Convergence aims to build foundational theory for existential risk strategy.
A Case For Strategy Research: What it is and why we need more of it (20th Jun 2019)
Siebe Rozendal, Justin Shovelain, David Kristoffersson
To achieve any ambitious goal, some strategic analysis is necessary. Effective altruism has ambitious goals and focuses heavily on doing research. To understand how to best allocate our time and resources, we need to clarify what our options in research are. In this article, we describe strategy research and relate it to values research, tactics research, informing research, and improvement research. We then apply the lens of strategy research to existential risk reduction, a major cause area of effective altruism. We propose a model in which the marginal value of a research type depends strongly on the maturity of the research field. Finally, we argue that strategy research should currently be given higher priority than other research in existential risk reduction because of the significant amount of strategic uncertainty, and we provide specific recommendations for different actors.
Causal diagrams of the paths to existential catastrophe (1st March 2020)
Michael Aird, Justin Shovelain, David Kristoffersson
We present causal diagrams capturing some key paths to existential catastrophe, and key types of interventions to prevent such catastrophes. This post aims to:
- Explicitly, visually represent such paths and interventions alongside each other, in order to facilitate thought and communication
- Highlight certain paths and intervention which some readers may have previously neglected
- Serve as a starting point or inspiration for extending these causal diagrams, adapting the diagrams for specific existential risks and interventions, and building entirely new diagrams
Using vector fields to visualise preferences and make them consistent (28th Jan 2020)
Michael Aird, Justin Shovelain
This post outlines:
- What vector fields are
- How they can be used to visualise preferences
- How utility functions can be generated from “preference vector fields” (PVFs)
- How PVFs can be extrapolated from limited data on preferences
- How to visualise inconsistent preferences (as “curl”)
- A rough idea for how to “remove curl” to generate consistent utility functions
- Possible areas for future research
We expect this to provide useful tools and insights for various purposes, most notably AI alignment, existential risk strategy, and rationality.
Research project highlights
Convergence has a range of different research projects. We will highlight a few here.
1. Information hazard policy
Potent research and development, such as research into AI, biotech, or x-risks, have risks of negative direct and indirect effects. For example, the genetic code to a dangerous virus could lead to harm if it is available publicly. There is no commonly agreed upon standard or baseline for handling technological info hazards. How are people supposed to handle information that could be harmful? With the right thinking tools and policies, we could make research less risky and more beneficial. We’d like to have clear guidance for researchers on how to think about information that could be harmful. We want to facilitate the development of actionable information hazard policies in collaboration with researchers at other existential risk research groups.

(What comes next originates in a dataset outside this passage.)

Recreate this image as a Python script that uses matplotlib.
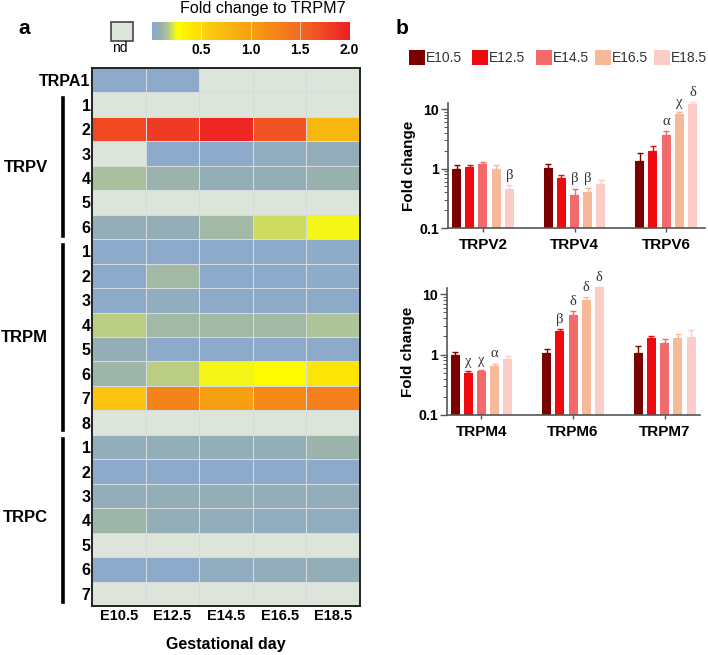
import numpy as np
import matplotlib
matplotlib.use("Agg")
import matplotlib.pyplot as plt
from matplotlib.colors import LinearSegmentedColormap
from matplotlib.patches import Rectangle

plt.rcParams["font.family"] = ["Liberation Sans", "DejaVu Sans"]

W, H = 708, 655
nd = np.nan

days = ["E10.5", "E12.5", "E14.5", "E16.5", "E18.5"]
row_labels = ["TRPA1", "1", "2", "3", "4", "5", "6",
              "1", "2", "3", "4", "5", "6", "7", "8",
              "1", "2", "3", "4", "5", "6", "7"]
heat = np.array([
    [0.02, 0.02, nd, nd, nd],
    [nd, nd, nd, nd, nd],
    [1.72, 1.82, 1.95, 1.65, 0.75],
    [nd, 0.02, 0.02, 0.04, 0.05],
    [0.14, 0.09, 0.06, 0.06, 0.08],
    [nd, nd, nd, nd, nd],
    [0.06, 0.06, 0.11, 0.19, 0.24],
    [0.02, 0.02, 0.02, 0.02, 0.03],
    [0.02, 0.11, 0.02, 0.02, 0.03],
    [0.02, 0.04, 0.02, 0.02, 0.02],
    [0.17, 0.11, 0.11, 0.11, 0.15],
    [0.06, 0.02, 0.02, 0.02, 0.02],
    [0.10, 0.17, 0.24, 0.27, 0.42],
    [0.62, 1.25, 1.0, 1.2, 1.3],
    [nd, nd, nd, nd, nd],
    [0.05, 0.06, 0.06, 0.06, 0.09],
    [0.02, 0.02, 0.02, 0.02, 0.02],
    [0.05, 0.06, 0.06, 0.05, 0.05],
    [0.10, 0.06, 0.05, 0.04, 0.04],
    [nd, nd, nd, nd, nd],
    [0.02, 0.02, 0.04, 0.05, 0.06],
    [nd, nd, nd, nd, nd],
])

bar_colors = ["#7b0000", "#ee0a0e", "#f26a6a", "#f6b99a", "#fbcdc6"]

genes_top = ["TRPV2", "TRPV4", "TRPV6"]
vals_top = [[1.0, 1.08, 1.18, 1.0, 0.45],
            [1.03, 0.7, 0.36, 0.4, 0.55],
            [1.35, 2.0, 3.6, 8.3, 12.0]]
upper_top = [[1.15, 1.15, 1.3, 1.15, 0.52],
             [1.2, 0.78, 0.46, 0.47, 0.63],
             [1.85, 2.35, 4.3, 8.8, 13.0]]
marks_top = [["", "", "", "", "β"],
             ["", "", "β", "β", ""],
             ["", "", "α", "χ", "δ"]]

genes_bot = ["TRPM4", "TRPM6", "TRPM7"]
vals_bot = [[1.0, 0.49, 0.53, 0.64, 0.86],
            [1.05, 2.45, 4.5, 8.1, 13.0],
            [1.08, 1.85, 1.58, 1.85, 1.95]]
upper_bot = [[1.12, 0.54, 0.56, 0.71, 0.95],
             [1.25, 2.65, 5.2, 9.0, 13.2],
             [1.38, 2.05, 1.8, 2.2, 2.55]]
marks_bot = [["", "χ", "χ", "α", ""],
             ["", "β", "δ", "δ", "δ"],
             ["", "", "", "", ""]]

cmap = LinearSegmentedColormap.from_list("fold", [
    (0.0, "#8aa9d2"), (0.0375, "#98b0ae"), (0.075, "#aec49a"), (0.125, "#ffff00"),
    (0.3, "#fbc70f"), (0.5, "#f7a012"), (0.75, "#f26a21"), (1.0, "#ee2024")])
cmap.set_bad("#dde5da")


def px_axes(x0, y0, x1, y1):
    # pixel box, y measured from the top
    return fig.add_axes([x0 / W, 1 - y1 / H, (x1 - x0) / W, (y1 - y0) / H])


def px_text(x, y, s, **kw):
    fig.text(x / W, 1 - y / H, s, **kw)


fig = plt.figure(figsize=(W / 100, H / 100), dpi=100)

# panel a
ax = px_axes(92, 68, 360, 606)
ax.pcolormesh(np.ma.masked_invalid(heat), cmap=cmap, vmin=0, vmax=2,
              edgecolors="#d5dcdf", linewidth=0.5)
ax.set_ylim(len(row_labels), 0)
ax.set_xticks(np.arange(5) + 0.5, days, fontsize=10.5, fontweight="bold")
ax.set_yticks(np.arange(len(row_labels)) + 0.5, row_labels, fontsize=11.5, fontweight="bold")
ax.tick_params(length=0, pad=2)
ax.tick_params(axis="y", pad=1)
for s in ax.spines.values():
    s.set_linewidth(1.4)
    s.set_color("#222222")
ax.set_xlabel("Gestational day", fontsize=11.5, fontweight="bold", labelpad=10)

for y0, y1, name, yc in [(98, 236, "TRPV", 167), (245, 430, "TRPM", 338), (439, 602, "TRPC", 517)]:
    fig.add_artist(plt.Line2D([63 / W, 63 / W], [1 - y0 / H, 1 - y1 / H], color="black", lw=2.6))
    px_text(48, yc, name, fontsize=12, fontweight="bold", ha="right", va="center")

px_text(18, 29, "a", fontsize=15, fontweight="bold", va="center")
px_text(396, 28, "b", fontsize=15, fontweight="bold", va="center")

# nd box and colour key
fig.add_artist(Rectangle((110.5 / W, 1 - 41 / H), 22.5 / W, 19 / H, transform=fig.transFigure,
                         facecolor="#dde5da", edgecolor="#444444", lw=1.2))
px_text(120, 48, "nd", fontsize=10, ha="center", va="center")

cax = px_axes(152, 22, 349.5, 40)
cax.imshow(np.linspace(0, 2, 400).reshape(1, -1), cmap=cmap, vmin=0, vmax=2,
           aspect="auto", extent=[0, 2, 0, 1])
cax.set_yticks([])
cax.set_xticks([0.5, 1.0, 1.5, 2.0], ["0.5", "1.0", "1.5", "2.0"], fontsize=10, fontweight="bold")
cax.tick_params(axis="x", length=0, pad=2)
for v in [0.5, 1.0, 1.5]:
    cax.axvline(v, color="white", lw=0.6, alpha=0.7)
for s in cax.spines.values():
    s.set_visible(False)
px_text(263, 8, "Fold change to TRPM7", fontsize=11.6, ha="center", va="center")

# legend of panel b
legend_x = [409, 472, 536, 595, 654]
for xp, day, col in zip(legend_x, days, bar_colors):
    fig.add_artist(Rectangle((xp / W, 1 - 65 / H), 16 / W, 15 / H, transform=fig.transFigure,
                             facecolor=col, edgecolor="none"))
    px_text(xp + 17, 57.5, day, fontsize=10, va="center", color="#333333")


def bar_panel(box, genes, vals, upper, marks, xlim):
    a = px_axes(*box)
    a.set_yscale("log")
    offs = (np.arange(5) - 2) * 0.144
    for g in range(3):
        for i in range(5):
            x = g + offs[i]
            v = vals[g][i]
            a.bar(x, v - 0.1, width=0.098, bottom=0.1, color=bar_colors[i], clip_on=False)
            a.errorbar(x, v, yerr=[[0], [upper[g][i] - v]], color=bar_colors[i],
                       capsize=2.2, lw=1, capthick=1, clip_on=False)
            if marks[g][i]:
                a.annotate(marks[g][i], (x, upper[g][i]), xytext=(0, 7), textcoords="offset points",
                           ha="center", va="center", fontsize=10.5, family="Liberation Serif",
                           color="#333333", annotation_clip=False)
    a.set_xlim(*xlim)
    a.set_ylim(0.1, 10 ** (1 + 6 / 59))
    a.set_xticks(range(3), genes, fontsize=11, fontweight="bold")
    a.set_yticks([0.1, 1, 10], ["0.1", "1", "10"], fontsize=10.2, fontweight="bold")
    a.tick_params(axis="x", length=3, width=1, color="#555555", pad=4)
    a.tick_params(axis="y", which="major", length=5, width=1, color="#555555", pad=1.5)
    a.tick_params(axis="y", which="minor", length=3, width=0.7, color="#555555")
    a.yaxis.set_minor_formatter(plt.NullFormatter())
    a.spines[["top", "right"]].set_visible(False)
    a.spines[["left", "bottom"]].set_color("#555555")
    a.spines[["left", "bottom"]].set_linewidth(1.2)
    a.set_ylabel("Fold change", fontsize=11, fontweight="bold", labelpad=2)
    return a


bar_panel((448, 103, 705, 228), genes_top, vals_top, upper_top, marks_top, (-0.382, 2.424))
bar_panel((447, 288, 700, 415), genes_bot, vals_bot, upper_bot, marks_bot, (-0.376, 2.386))

plt.savefig("out.png", dpi=100)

2. Shaping projects for long-term good
Existential risk reduction is a new field. There is currently no general methodology available to help determine the long-term effects of projects. How can you know what research into technology like AI or biotech, or into existential risk, will lead to positive or negative effects on humanity in the future? How do you understand the consequences? The side effects? We often use informal, intuitive, and incomplete reasoning to grapple with this kind of question. With the right set of practical and systematic heuristics, we could better shape our projects to cause more good in the long-term. We want to develop a set of decision guidance tools to help shape projects to be more long-term good.
3. AGI trajectories
Choosing the right path for the development of AGI hinges on understanding where we are and where we want to be heading. We currently reason and form strategies and policies for AGI using many key concepts informally. A well-defined formalization and graphical language would let us pin down more exactly what we think and more easily let us see relations and differences between different paths and choices. We construct a common state space for futures, trajectories, and interventions, and show how these interact. The space gives us a precise language for reasoning and communicating about the trajectory of humanity and how different decisions may affect it. We simulate AGI R&D as a stochastic problem solving process to determine the speed of trajectories and propose to use the framework to find points of leverage for interventions.
Some other projects of ours include: the AI timelines simulator, a “technical definition of wisdom”, a systematization of Goodhart’s law, the “Three filter model of AI development”, “strategy variables”, and many other concepts and models in different stages of development.